At the beginning of the Civil War, Virginia had a black population of about 549,000. This meant that of the Confederacy's total black population 1 in every 6 blacks lived in Virginia. Of those African-Americans in Virginia 89% were slaves.
In Petersburg about half the population was black of which nearly 35% were free. Petersburg was considered to have the largest number of free blacks of any Southern city at that time. Many of the freedmen prospered here as barbers, blacksmiths, boatmen, draymen, livery stable keepers and caterers.
When Petersburg became a major supply center for the newly formed Confederacy and its nearby capital in Richmond, both freedmen and slaves were employed in various war functions. One of which was working for the numerous railroad companies that operated in and out of the city.
In 1862 Captain Charles Dimmock used freedmen and slave labor to construct a ten-mile long defensive line of trenches and batteries around the city.

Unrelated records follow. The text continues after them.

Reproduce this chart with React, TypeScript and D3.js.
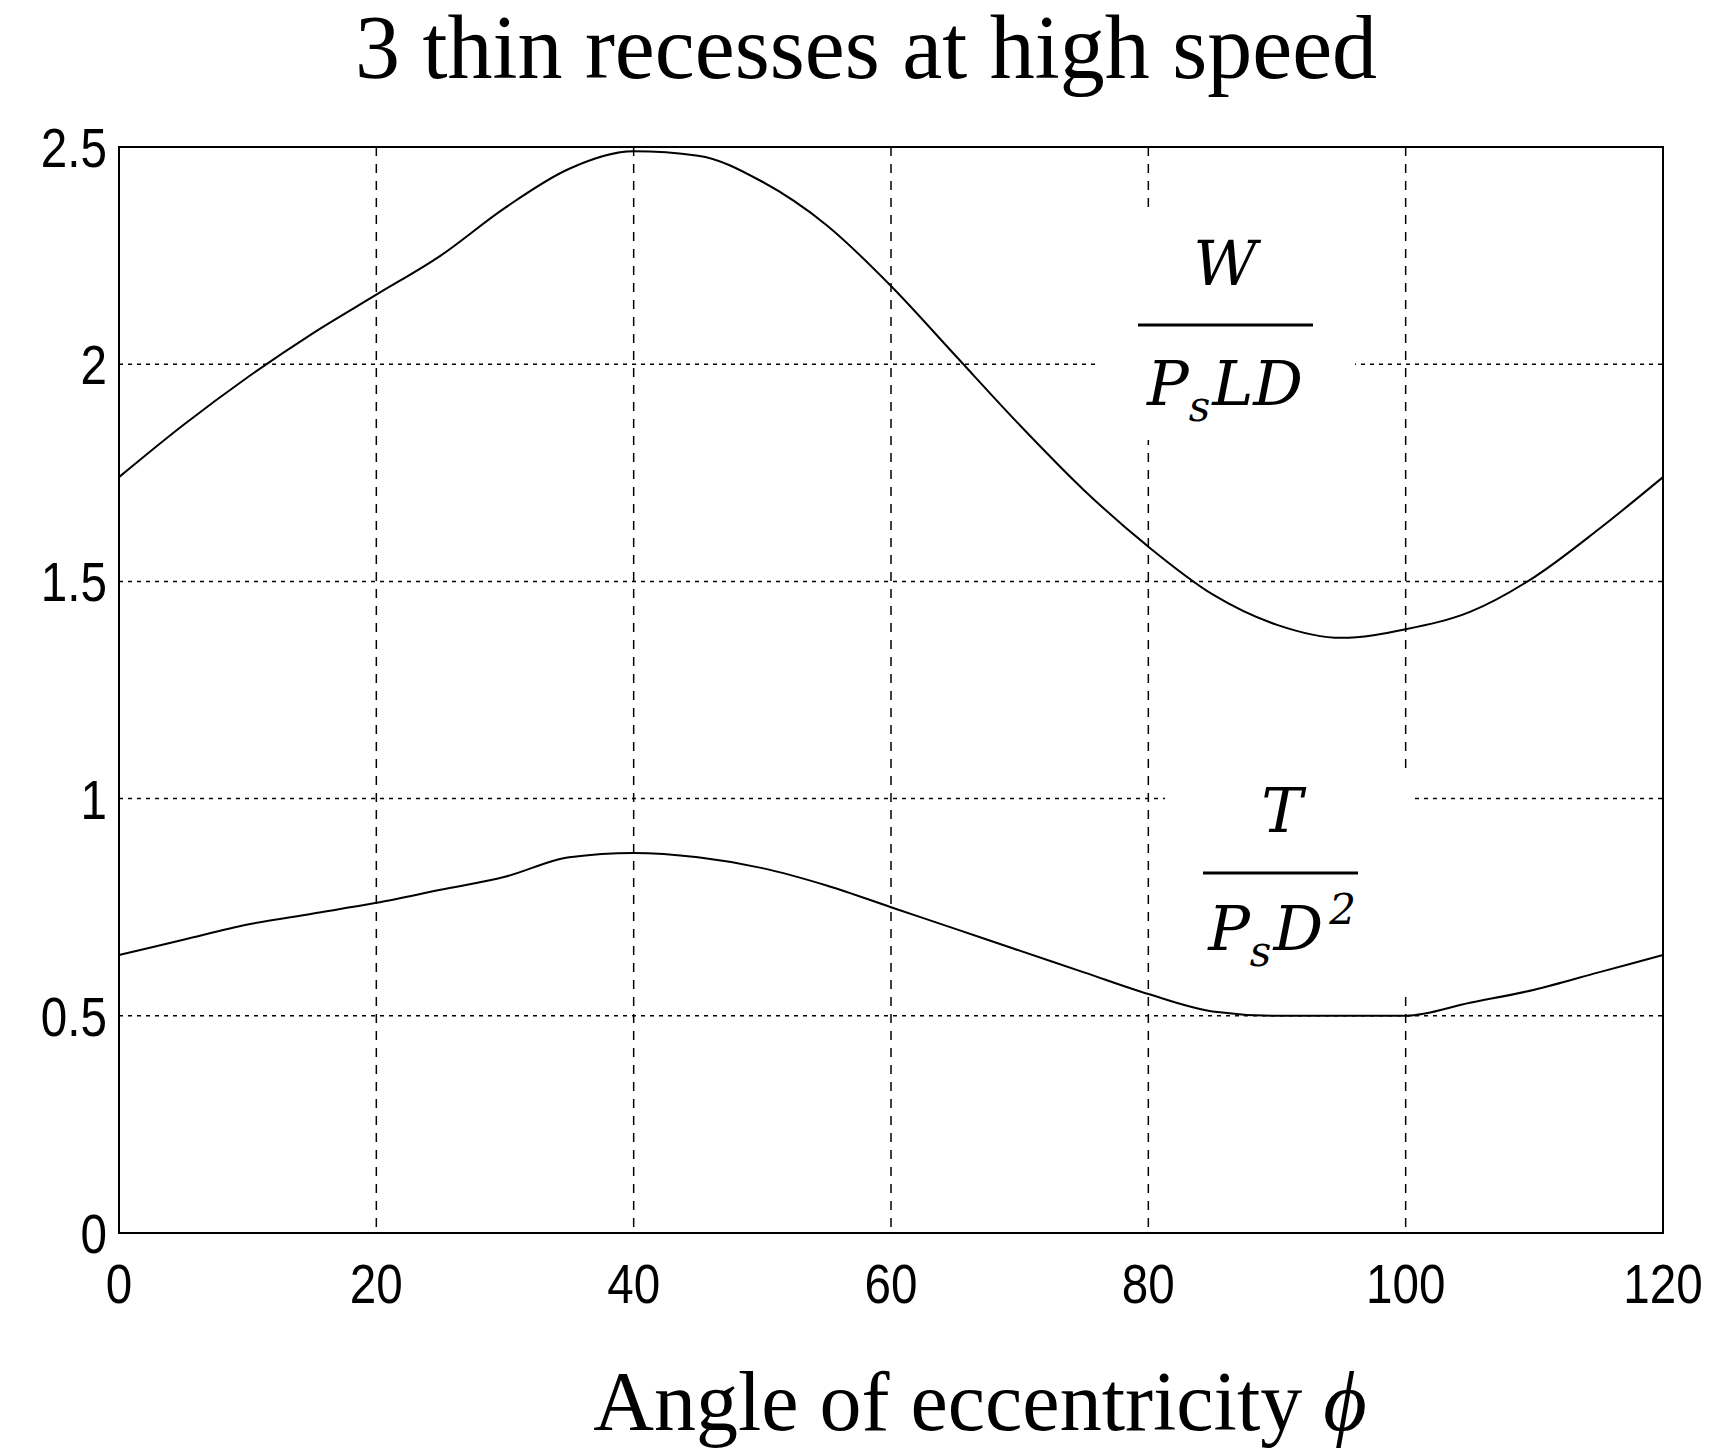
import React from 'react';
import * as d3 from 'd3';

const angles = [0, 5, 10, 15, 20, 25, 30, 35, 40, 45, 50, 55, 60, 65, 70, 75, 80, 85, 90, 95, 100, 105, 110, 115, 120];
const loadW = [1.74, 1.86, 1.97, 2.07, 2.16, 2.25, 2.36, 2.45, 2.49, 2.48, 2.42, 2.32, 2.18, 2.02, 1.86, 1.71, 1.58, 1.47, 1.40, 1.37, 1.39, 1.43, 1.51, 1.62, 1.74];
const torqueT = [0.64, 0.675, 0.71, 0.735, 0.76, 0.79, 0.82, 0.865, 0.875, 0.865, 0.84, 0.80, 0.75, 0.70, 0.65, 0.60, 0.55, 0.51, 0.50, 0.50, 0.50, 0.53, 0.56, 0.60, 0.64];
const xTicks = [0, 20, 40, 60, 80, 100, 120];
const yTicks = [0, 0.5, 1, 1.5, 2, 2.5];
const yTickLabels = ['0', '0.5', '1', '1.5', '2', '2.5'];

const L = 119, R = 1663, T = 147, B = 1233;

export default function App() {
  const x = d3.scaleLinear().domain([0, 120]).range([L, R]);
  const y = d3.scaleLinear().domain([0, 2.5]).range([B, T]);
  const line = d3.line<number>().x((_, i) => x(angles[i])).y(d => y(d)).curve(d3.curveMonotoneX);
  const tickFont = { fontFamily: 'Liberation Sans, Arial, sans-serif', fontSize: 56 };
  const mathFont = { fontFamily: 'DejaVu Serif, serif', fontStyle: 'italic' as const, fontSize: 62 };
  const squeeze = (cx: number) => `translate(${cx},0) scale(0.85,1) translate(${-cx},0)`;
  return (
    <svg width={1720} height={1456} style={{ display: 'block', margin: -8 }}>
      <rect width={1720} height={1456} fill="#fff" />
      <text x={866} y={78} textAnchor="middle" fontFamily="Liberation Serif, serif" fontSize={90}>3 thin recesses at high speed</text>
      {xTicks.map(t => (
        <g key={'x' + t}>
          <line x1={x(t)} x2={x(t)} y1={T} y2={B} stroke="#000" strokeWidth={1.5} strokeDasharray="9,8" />
          <text x={x(t)} y={B + 70} textAnchor="middle" {...tickFont} transform={squeeze(x(t))}>{t}</text>
        </g>
      ))}
      {yTicks.map((t, i) => (
        <g key={'y' + t}>
          <line x1={L} x2={R} y1={y(t)} y2={y(t)} stroke="#000" strokeWidth={1.5} strokeDasharray="4,5" />
          <text x={L - 12} y={y(t) + 20} textAnchor="end" {...tickFont} transform={squeeze(L - 12)}>{yTickLabels[i]}</text>
        </g>
      ))}
      <rect x={1095} y={210} width={260} height={230} fill="#fff" />
      <rect x={1165} y={775} width={250} height={215} fill="#fff" />
      <rect x={L} y={T} width={R - L} height={B - T} fill="none" stroke="#000" strokeWidth={2} />
      <path d={line(loadW) || ''} fill="none" stroke="#000" strokeWidth={2} />
      <path d={line(torqueT) || ''} fill="none" stroke="#000" strokeWidth={2} />
      <text x={1225} y={285} textAnchor="middle" {...mathFont}>W</text>
      <line x1={1138} x2={1313} y1={325} y2={325} stroke="#000" strokeWidth={3} />
      <text x={1225} y={405} textAnchor="middle" {...mathFont}>P<tspan fontSize={42} dy={16}>s</tspan><tspan dy={-16} dx={2}>LD</tspan></text>
      <text x={1282} y={832} textAnchor="middle" {...mathFont}>T</text>
      <line x1={1203} x2={1358} y1={873} y2={873} stroke="#000" strokeWidth={3} />
      <text x={1282} y={950} textAnchor="middle" {...mathFont}>P<tspan fontSize={42} dy={16}>s</tspan><tspan dy={-16} dx={2}>D</tspan><tspan fontSize={42} dy={-26} dx={6}>2</tspan></text>
      <text x={980} y={1430} textAnchor="middle" fontFamily="Liberation Serif, serif" fontSize={84}>Angle of eccentricity <tspan fontStyle="italic">ϕ</tspan></text>
    </svg>
  );
}
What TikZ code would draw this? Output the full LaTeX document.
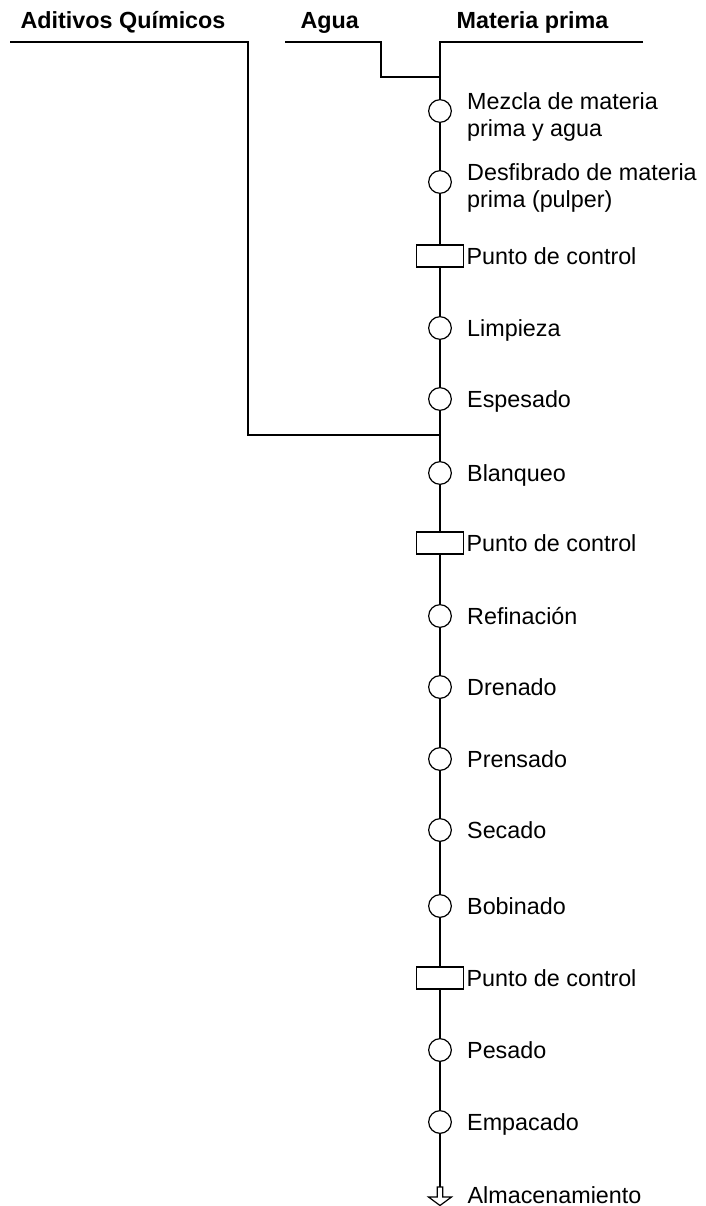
\documentclass[tikz,border=0pt]{standalone}
\usepackage{fontspec}
\setmainfont{Liberation Sans}
\usetikzlibrary{positioning}

\begin{document}
\begin{tikzpicture}[
x=0.75pt, y=-0.75pt, line width=0.9pt,
font=\fontsize{17.5pt}{20.2pt}\selectfont,
step-node/.style = {circle, draw=black, fill=white, minimum size=17pt, inner sep=0pt},
control-node/.style = {rectangle, draw=black, fill=white, minimum width=35pt, minimum height=16.5pt, inner sep=0pt},
step-label/.style = {inner sep=0pt, text height=12.5pt, text depth=0pt},
long-label/.style = {inner sep=0pt, align=left},
head-label/.style = {inner sep=0pt, anchor=base west, font=\fontsize{17.5pt}{20.2pt}\selectfont\bfseries}
]
\useasboundingbox (0,0) rectangle (706,1206);

% inputs
\coordinate (adit-l) at (10,42);
\coordinate (adit-c) at (248,42);
\coordinate (agua-l) at (285,42);
\coordinate (agua-c) at (381,42);
\coordinate (mp-r) at (643,42);
\coordinate (mp-top) at (440,42);
\coordinate (agua-in) at (440,77);
\coordinate (adit-in) at (440,435);
\coordinate (almacen) at (440,1187);

\node [head-label] (h-adit) at (20,29) {Aditivos Químicos};
\node [head-label] (h-agua) at (300,29) {Agua};
\node [head-label] (h-mp) at (456,29) {Materia prima};

% steps
\node [step-node] (mezcla) at (440,111) {};
\node [step-node] (desfib) at (440,182) {};
\node [control-node] (pc1) at (440,256) {};
\node [step-node] (limpieza) at (440,328) {};
\node [step-node] (espesado) at (440,399) {};
\node [step-node] (blanqueo) at (440,473) {};
\node [control-node] (pc2) at (440,543) {};
\node [step-node] (refin) at (440,616) {};
\node [step-node] (drenado) at (440,687) {};
\node [step-node] (prensado) at (440,759) {};
\node [step-node] (secado) at (440,830) {};
\node [step-node] (bobinado) at (440,906) {};
\node [control-node] (pc3) at (440,978) {};
\node [step-node] (pesado) at (440,1050) {};
\node [step-node] (empacado) at (440,1122) {};

% labels
\node [long-label, right=11pt of mezcla, yshift=-4.8pt] (t-mezcla) {Mezcla de materia\\prima y agua};
\node [long-label, right=11pt of desfib, yshift=-4.8pt] (t-desfib) {Desfibrado de materia\\prima (pulper)};
\node [step-label, right=1.5pt of pc1] (t-pc1) {Punto de control};
\node [step-label, right=11pt of limpieza] (t-limpieza) {Limpieza};
\node [step-label, right=11pt of espesado] (t-espesado) {Espesado};
\node [step-label, right=11pt of blanqueo] (t-blanqueo) {Blanqueo};
\node [step-label, right=1.5pt of pc2] (t-pc2) {Punto de control};
\node [step-label, right=11pt of refin] (t-refin) {Refinación};
\node [step-label, right=11pt of drenado] (t-drenado) {Drenado};
\node [step-label, right=11pt of prensado] (t-prensado) {Prensado};
\node [step-label, right=11pt of secado] (t-secado) {Secado};
\node [step-label, right=11pt of bobinado] (t-bobinado) {Bobinado};
\node [step-label, right=1.5pt of pc3] (t-pc3) {Punto de control};
\node [step-label, right=11pt of pesado] (t-pesado) {Pesado};
\node [step-label, right=11pt of empacado] (t-empacado) {Empacado};
\node [step-label, anchor=base west] (t-almacen) at (467,1203) {Almacenamiento};

% lines
\draw (adit-l) -- (adit-c) |- (adit-in);
\draw (agua-l) -- (agua-c) |- (agua-in);
\draw (mp-r) -- (mp-top) -- (mezcla);
\draw (mezcla) -- (desfib) -- (pc1) -- (limpieza) -- (espesado) -- (blanqueo) -- (pc2) -- (refin);
\draw (refin) -- (drenado) -- (prensado) -- (secado) -- (bobinado) -- (pc3) -- (pesado) -- (empacado) -- (almacen);
\draw [fill=white] (almacen) ++(-2.75,0) -- ++(5.5,0) -- ++(0,10) -- ++(8.75,0) -- ++(-11.5,8.5) -- ++(-11.5,-8.5) -- ++(8.75,0) -- cycle;

\end{tikzpicture}
\end{document}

Nine and a half months, 70,000 casualties, the suffering of civilians, thousands of U. S. Colored Troops fighting for the freedom of their race, and the decline of Gen. Robert E. Lee's Army of No. Virginia all describe the Siege of Petersburg.
It was here Gen. Ulysses S. Grant cut off all of Petersburg's supply lines ensuring the fall of Richmond on April 3, 1865. Six days later, Lee surrendered.